The volatility of the real estate market has forced her to rethink retirement. "I always saw my weekend country home as a way out," she says. "I could sell it when I had to. Unfortunately, its value has significantly depreciated in recent years. People aren't buying second homes." She's been moving money into bonds, out of stocks. She's also paid off debt, which she figures gives her a better return on her money than if the same funds were in a bank earning 1 percent.
George Sanchez, 64, is looking to retire at the end of August. The college director of library services says even after retirement he expects to be working part time and looks forward to it. "My retirement won't be bad," he says. "But it won't be as good as what people had 30 years ago. When my parents retired, they just retired." He says it's been a "real struggle" to make sure he'll have enough money. Inflation worries him. "The maintenance fees on my apartment keep going up."

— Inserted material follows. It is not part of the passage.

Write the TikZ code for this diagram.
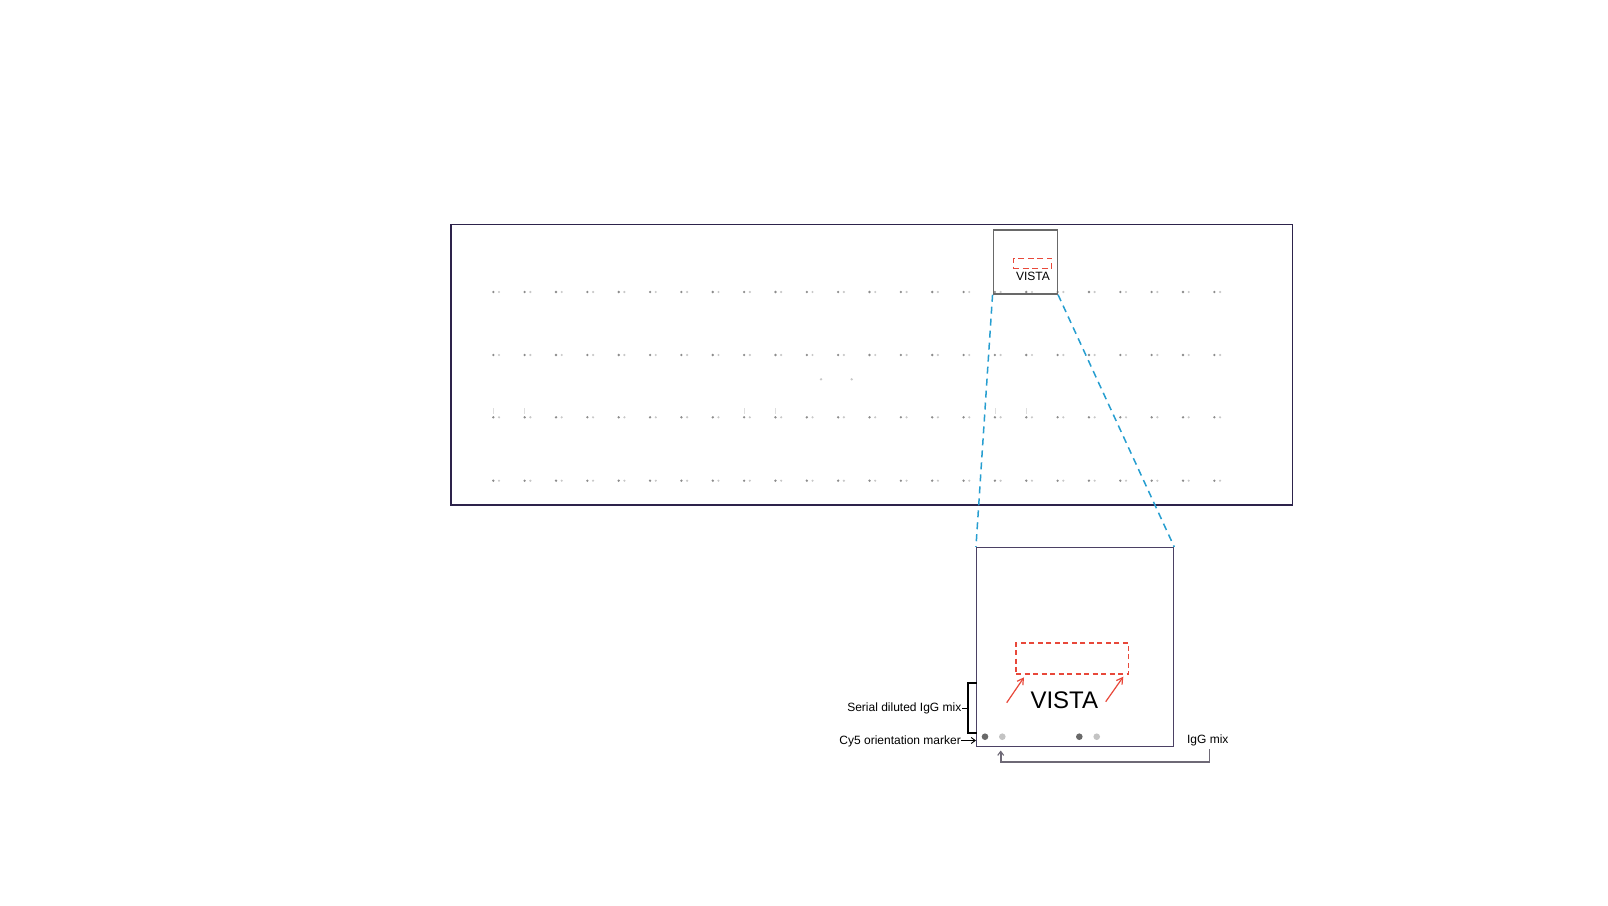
\documentclass[tikz,border=0pt]{standalone}
\usepackage{fontspec}
\setmainfont{Liberation Sans}
\usetikzlibrary{arrows.meta}
\definecolor{framec}{RGB}{45,35,75}
\definecolor{boxc}{RGB}{75,65,100}
\definecolor{sboxc}{RGB}{105,105,105}
\definecolor{redc}{RGB}{232,72,58}
\definecolor{bluec}{RGB}{38,158,208}
\definecolor{dotdark}{RGB}{140,140,140}
\definecolor{dotlight}{RGB}{200,200,200}
\definecolor{tickc}{RGB}{222,222,222}
\definecolor{spotdark}{RGB}{105,105,105}
\definecolor{spotlight}{RGB}{195,195,195}
\definecolor{linkc}{RGB}{110,105,118}
\tikzset{
  frame/.style={draw=framec, line width=1.3pt, minimum width=841.5pt, minimum height=280.5pt, inner sep=0pt},
  smallbox/.style={draw=sboxc, line width=1.5pt, minimum width=64pt, minimum height=64pt, inner sep=0pt},
  zoombox/.style={draw=boxc, line width=1.5pt, minimum width=196.8pt, minimum height=199pt, inner sep=0pt},
  reddash/.style={draw=redc, dash pattern=on 5pt off 3.5pt, line width=1.1pt, inner sep=0pt},
  bluedash/.style={draw=bluec, dash pattern=on 7pt off 5pt, line width=1.5pt},
  lbl/.style={font=\fontsize{12}{14}\selectfont, inner sep=0pt, text=black},
  redarrow/.style={draw=redc, line width=1.2pt, -{Straight Barb[length=6pt,width=7pt,line width=1.2pt]}},
  thinarrow/.style={draw=black, line width=0.9pt, -{Straight Barb[length=4pt,width=6pt,line width=0.9pt]}},
}
\begin{document}
\begin{tikzpicture}[x=1pt,y=-1pt]
\useasboundingbox[fill=white] (0,0) rectangle (1608,905);

% slide frame
\node[frame] (slide) at (871.75,364.75) {};

% dot grid
\foreach \r in {292,355,417.3,480.7}{
  \foreach \c in {0,...,23}{
    \fill[dotdark] ({493.3+31.35*\c},\r) circle (1.3pt);
    \fill[dotlight] ({499+31.35*\c},\r) circle (1.2pt);
  }
}
\foreach \c in {0,1,8,9,16,17}{
  \draw[tickc, line width=0.6pt] ({493.3+31.35*\c},408) -- ({493.3+31.35*\c},413.5);
}
\fill[dotlight] (821,379.3) circle (1.3pt);
\fill[dotlight] (851.7,379.3) circle (1.3pt);

% small selection box
\node[smallbox] (sbox) at (1025.3,262) {};
\node[reddash, line width=1.5pt, dash pattern=on 6pt off 3.5pt, minimum width=38.4pt, minimum height=10pt] (sred) at (1032.5,263.3) {};
\node[lbl, anchor=base] (svista) at (1033,280) {VISTA};

% zoomed box
\node[zoombox] (lbox) at (1075.1,647.2) {};
\node[reddash, minimum width=112.7pt, minimum height=31pt] (lred) at (1072.35,658.5) {};
\node[lbl, anchor=base, font=\fontsize{24}{28}\selectfont] (bvista) at (1064.3,708.3) {VISTA};

% zoom lines
\draw[bluedash] (sbox.south west) -- (lbox.north west);
\draw[bluedash] (sbox.south east) -- (lbox.north east);

% red arrows
\coordinate (ra1) at (1006.7,702.7);
\coordinate (rb1) at (1024,677.3);
\coordinate (ra2) at (1105.7,701.7);
\coordinate (rb2) at (1123.3,676.7);
\draw[redarrow] (ra1) -- (rb1);
\draw[redarrow] (ra2) -- (rb2);

% spots
\fill[spotdark] (985,736.7) circle (3.3pt);
\fill[spotlight] (1002.3,736.7) circle (3.3pt);
\fill[spotdark] (1079.3,736.7) circle (3.3pt);
\fill[spotlight] (1096.7,736.7) circle (3.3pt);

% labels left
\node[lbl, anchor=base east] (serial) at (961.5,711.7) {Serial diluted IgG mix};
\node[lbl, anchor=base east] (cy5) at (961,744) {Cy5 orientation marker};
\draw[black, line width=2pt] (976.7,682.7) -- (968.3,682.7) -- (968.3,732.7) -- (976.7,732.7);
\draw[black, line width=1.5pt] (968.3,708.3) -- (serial.east |- 0,708.3);
\draw[thinarrow] (cy5.east |- 0,740.5) -- (lbox.west |- 0,740.5);

% IgG mix
\node[lbl, anchor=base] (igg) at (1207.8,743.3) {IgG mix};
\coordinate (iggarrow) at (1000.7,750.5);
\draw[linkc, line width=1.6pt, -{Straight Barb[length=4pt,width=6pt,line width=1.1pt]}] (1209.3,749.3) -- (1209.3,761.7) -- (iggarrow |- 0,761.7) -- (iggarrow);
\end{tikzpicture}
\end{document}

He's moved a chunk of his savings into an annuity but has left 50 percent in blue chip stocks, which he considers a safe investment. "If General Mills goes out of business," he says, "we all go out of business." Despite continuing to work in retirement, he expects he'll have to cut back on his spending. He's been used to taking four or five nice vacations a year, some to Europe and the Caribbean. He'll have to cut back to just one, he thinks, after he retires.
VanDerhei sees evidence that persons who up until now have successfully put off thinking about retirement are finally being forced to confront reality. That's one reason for the sudden rise in pessimism. Previous EBRI surveys, he says, had revealed "a ton of false optimism. People in their 30s, 40s and even 50s with nothing saved still were saying they expected to have saved enough to reitre. Now those individuals are finally calculating that they need greatly more than what they have. Cold harsh reality is starting to set in." Their shock hasn't yet translated into increased savings, but VanDerhei views shock itself as progress: "They now know enough to be afraid."
EBRI's findings match those of a 2010 survey by MFS Investment Management, which found 4 4percent of non-retired investors had no idea how much money they will need in order to retire comfortably.
VanHerhei cautions against people thinking they can solve their retirement ills just by working longer. "That's certainly feasible for some," he says. "But 40 percent of our respondents said they had to retire earlier than they'd planned—either for reasons of health (their own or their spouse's) or because they could not find the right job." Better that people "bite the bullet now and start saving more. If you start saving more today, you have complete certainty. To delay the pain is a very unwise decision."